> Given instruction:
Within the records that follow, restate exactly the lines from the line with "Write the matplotlib code for this chart." down to the line with "from matplotlib.lines import Line2D", including both. Omit the pictures.

> Material for this exercise:

↓↓↓

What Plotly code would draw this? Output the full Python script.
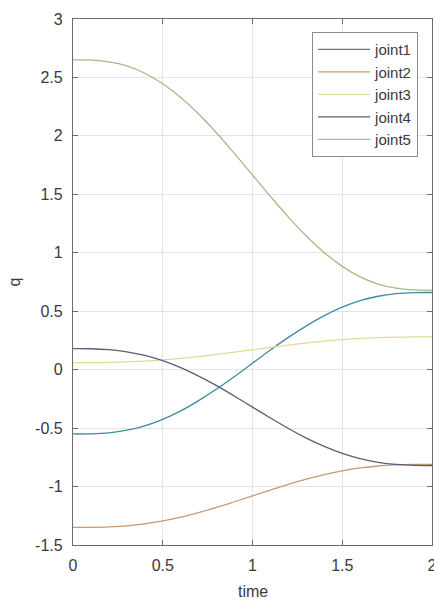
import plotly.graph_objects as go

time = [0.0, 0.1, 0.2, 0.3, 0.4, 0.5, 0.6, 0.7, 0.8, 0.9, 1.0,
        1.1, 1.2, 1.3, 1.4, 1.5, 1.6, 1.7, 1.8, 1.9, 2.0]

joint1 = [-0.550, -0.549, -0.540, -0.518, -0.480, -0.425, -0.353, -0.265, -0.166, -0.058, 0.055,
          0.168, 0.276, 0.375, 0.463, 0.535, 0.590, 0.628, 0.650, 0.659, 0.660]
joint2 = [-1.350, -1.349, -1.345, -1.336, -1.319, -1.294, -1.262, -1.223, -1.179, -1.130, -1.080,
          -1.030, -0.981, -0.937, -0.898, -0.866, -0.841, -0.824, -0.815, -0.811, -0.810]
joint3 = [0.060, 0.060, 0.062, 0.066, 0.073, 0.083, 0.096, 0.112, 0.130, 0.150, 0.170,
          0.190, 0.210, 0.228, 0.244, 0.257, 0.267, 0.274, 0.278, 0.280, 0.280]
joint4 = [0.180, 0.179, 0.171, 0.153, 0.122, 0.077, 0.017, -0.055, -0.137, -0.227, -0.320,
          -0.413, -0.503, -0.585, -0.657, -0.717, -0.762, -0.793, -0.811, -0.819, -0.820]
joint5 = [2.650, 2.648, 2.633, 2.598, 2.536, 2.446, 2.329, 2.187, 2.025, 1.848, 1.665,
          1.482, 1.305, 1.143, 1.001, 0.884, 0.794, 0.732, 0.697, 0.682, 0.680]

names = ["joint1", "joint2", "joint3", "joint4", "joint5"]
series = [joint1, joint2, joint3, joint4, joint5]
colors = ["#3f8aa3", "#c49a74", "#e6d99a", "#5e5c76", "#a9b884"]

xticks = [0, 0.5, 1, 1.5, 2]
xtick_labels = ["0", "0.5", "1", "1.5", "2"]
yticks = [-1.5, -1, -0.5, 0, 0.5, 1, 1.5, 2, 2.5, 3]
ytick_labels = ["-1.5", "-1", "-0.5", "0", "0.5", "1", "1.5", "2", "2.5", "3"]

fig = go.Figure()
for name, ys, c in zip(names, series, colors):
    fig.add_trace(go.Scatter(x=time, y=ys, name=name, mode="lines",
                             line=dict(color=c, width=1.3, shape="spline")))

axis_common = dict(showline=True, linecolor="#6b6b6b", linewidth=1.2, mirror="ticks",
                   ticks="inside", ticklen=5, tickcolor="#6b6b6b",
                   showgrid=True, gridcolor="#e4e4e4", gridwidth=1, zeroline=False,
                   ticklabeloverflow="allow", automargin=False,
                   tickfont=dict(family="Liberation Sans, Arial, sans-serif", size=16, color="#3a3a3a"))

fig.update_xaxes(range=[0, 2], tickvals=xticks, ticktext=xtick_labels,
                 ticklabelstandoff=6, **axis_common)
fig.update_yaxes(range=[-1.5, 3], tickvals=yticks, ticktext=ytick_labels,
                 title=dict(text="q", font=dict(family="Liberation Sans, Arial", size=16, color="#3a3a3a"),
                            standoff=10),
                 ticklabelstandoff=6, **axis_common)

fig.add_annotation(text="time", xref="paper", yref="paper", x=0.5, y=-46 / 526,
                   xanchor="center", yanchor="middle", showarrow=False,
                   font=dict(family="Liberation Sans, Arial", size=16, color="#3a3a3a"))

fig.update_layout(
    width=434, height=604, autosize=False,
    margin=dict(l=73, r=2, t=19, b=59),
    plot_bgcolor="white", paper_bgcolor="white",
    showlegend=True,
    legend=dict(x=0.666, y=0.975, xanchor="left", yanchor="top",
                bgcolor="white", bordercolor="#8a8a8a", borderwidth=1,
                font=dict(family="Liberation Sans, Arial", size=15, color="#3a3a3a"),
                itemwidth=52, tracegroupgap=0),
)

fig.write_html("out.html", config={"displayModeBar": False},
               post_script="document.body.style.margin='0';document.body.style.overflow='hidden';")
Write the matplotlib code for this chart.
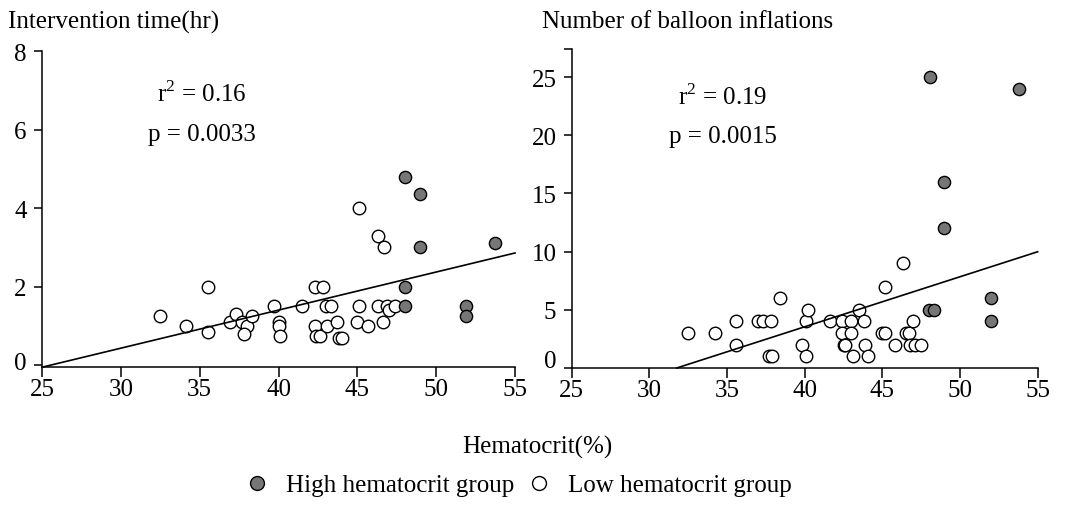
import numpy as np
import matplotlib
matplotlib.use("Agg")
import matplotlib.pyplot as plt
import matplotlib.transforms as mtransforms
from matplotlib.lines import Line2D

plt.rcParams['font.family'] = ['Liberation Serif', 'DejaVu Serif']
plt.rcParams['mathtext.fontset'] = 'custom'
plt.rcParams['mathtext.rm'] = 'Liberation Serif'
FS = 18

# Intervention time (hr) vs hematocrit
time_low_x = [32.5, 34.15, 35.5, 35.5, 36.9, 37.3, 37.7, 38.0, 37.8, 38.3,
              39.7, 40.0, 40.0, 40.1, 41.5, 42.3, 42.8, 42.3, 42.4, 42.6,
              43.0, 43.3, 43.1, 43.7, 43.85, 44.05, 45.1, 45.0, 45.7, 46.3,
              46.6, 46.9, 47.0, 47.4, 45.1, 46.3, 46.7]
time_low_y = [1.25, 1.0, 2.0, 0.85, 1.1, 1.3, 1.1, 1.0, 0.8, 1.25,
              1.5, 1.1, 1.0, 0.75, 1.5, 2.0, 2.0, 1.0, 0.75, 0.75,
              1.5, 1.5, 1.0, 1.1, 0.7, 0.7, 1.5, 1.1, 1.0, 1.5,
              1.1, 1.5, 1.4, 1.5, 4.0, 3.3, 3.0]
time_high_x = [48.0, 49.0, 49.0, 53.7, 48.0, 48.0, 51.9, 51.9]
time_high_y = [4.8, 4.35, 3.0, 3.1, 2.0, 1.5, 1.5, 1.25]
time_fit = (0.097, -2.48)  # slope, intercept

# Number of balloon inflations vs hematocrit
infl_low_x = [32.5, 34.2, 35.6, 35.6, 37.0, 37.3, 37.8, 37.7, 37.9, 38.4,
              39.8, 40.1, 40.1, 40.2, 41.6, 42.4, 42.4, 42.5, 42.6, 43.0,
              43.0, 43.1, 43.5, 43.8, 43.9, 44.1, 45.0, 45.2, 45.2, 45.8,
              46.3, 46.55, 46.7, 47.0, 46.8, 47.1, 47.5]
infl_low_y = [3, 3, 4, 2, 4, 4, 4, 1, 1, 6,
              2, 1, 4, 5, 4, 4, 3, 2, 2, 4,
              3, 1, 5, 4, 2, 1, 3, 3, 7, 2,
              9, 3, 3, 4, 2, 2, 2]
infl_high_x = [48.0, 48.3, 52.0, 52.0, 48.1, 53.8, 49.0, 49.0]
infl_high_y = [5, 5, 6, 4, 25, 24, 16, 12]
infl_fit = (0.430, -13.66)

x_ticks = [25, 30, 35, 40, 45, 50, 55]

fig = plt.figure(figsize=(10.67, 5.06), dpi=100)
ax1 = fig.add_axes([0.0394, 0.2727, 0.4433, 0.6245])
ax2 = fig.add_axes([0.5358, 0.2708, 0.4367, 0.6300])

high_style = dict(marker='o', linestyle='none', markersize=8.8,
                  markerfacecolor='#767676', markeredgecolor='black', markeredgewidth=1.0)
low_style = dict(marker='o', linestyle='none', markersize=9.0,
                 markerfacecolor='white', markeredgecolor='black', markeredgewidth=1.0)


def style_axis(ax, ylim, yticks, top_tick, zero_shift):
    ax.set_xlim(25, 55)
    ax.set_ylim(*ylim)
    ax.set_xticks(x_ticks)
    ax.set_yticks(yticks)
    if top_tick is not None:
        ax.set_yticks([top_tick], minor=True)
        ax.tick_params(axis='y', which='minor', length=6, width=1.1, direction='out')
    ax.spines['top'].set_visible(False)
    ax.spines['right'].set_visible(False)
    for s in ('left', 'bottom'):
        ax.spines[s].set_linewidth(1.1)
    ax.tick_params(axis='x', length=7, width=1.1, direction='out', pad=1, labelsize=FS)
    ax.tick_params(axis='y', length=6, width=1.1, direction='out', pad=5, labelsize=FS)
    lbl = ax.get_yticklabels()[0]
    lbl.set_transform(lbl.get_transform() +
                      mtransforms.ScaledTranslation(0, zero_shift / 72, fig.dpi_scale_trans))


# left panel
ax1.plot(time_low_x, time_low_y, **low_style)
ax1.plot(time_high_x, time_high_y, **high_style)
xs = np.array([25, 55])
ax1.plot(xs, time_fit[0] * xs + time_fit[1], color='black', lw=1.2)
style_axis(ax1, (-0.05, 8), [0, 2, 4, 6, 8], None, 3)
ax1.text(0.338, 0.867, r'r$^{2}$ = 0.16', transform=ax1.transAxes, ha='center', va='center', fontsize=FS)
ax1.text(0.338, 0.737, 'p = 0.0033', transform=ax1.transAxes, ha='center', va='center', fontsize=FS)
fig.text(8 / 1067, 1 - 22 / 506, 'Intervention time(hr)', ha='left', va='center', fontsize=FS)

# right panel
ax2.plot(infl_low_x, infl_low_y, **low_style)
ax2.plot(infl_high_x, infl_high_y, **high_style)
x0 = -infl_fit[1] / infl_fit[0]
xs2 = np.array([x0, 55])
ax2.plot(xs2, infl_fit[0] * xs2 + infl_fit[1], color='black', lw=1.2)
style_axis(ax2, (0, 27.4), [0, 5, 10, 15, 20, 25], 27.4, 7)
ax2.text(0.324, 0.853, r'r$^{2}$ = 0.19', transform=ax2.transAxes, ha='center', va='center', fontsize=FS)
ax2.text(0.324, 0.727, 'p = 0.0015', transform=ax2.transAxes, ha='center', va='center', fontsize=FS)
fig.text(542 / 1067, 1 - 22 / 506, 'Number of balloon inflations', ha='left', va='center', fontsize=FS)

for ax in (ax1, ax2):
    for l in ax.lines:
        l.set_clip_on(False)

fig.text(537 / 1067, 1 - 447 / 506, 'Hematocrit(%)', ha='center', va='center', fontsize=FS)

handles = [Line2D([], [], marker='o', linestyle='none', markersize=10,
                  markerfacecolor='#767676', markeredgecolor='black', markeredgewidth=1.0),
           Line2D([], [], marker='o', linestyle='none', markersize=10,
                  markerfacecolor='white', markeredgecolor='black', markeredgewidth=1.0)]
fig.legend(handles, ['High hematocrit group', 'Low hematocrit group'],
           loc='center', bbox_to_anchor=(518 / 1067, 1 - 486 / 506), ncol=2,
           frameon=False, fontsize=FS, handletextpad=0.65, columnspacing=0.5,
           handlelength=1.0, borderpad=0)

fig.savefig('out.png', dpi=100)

↑↑↑

> Result of the task:
Write the matplotlib code for this chart.
import numpy as np
import matplotlib
matplotlib.use("Agg")
import matplotlib.pyplot as plt
import matplotlib.transforms as mtransforms
from matplotlib.lines import Line2D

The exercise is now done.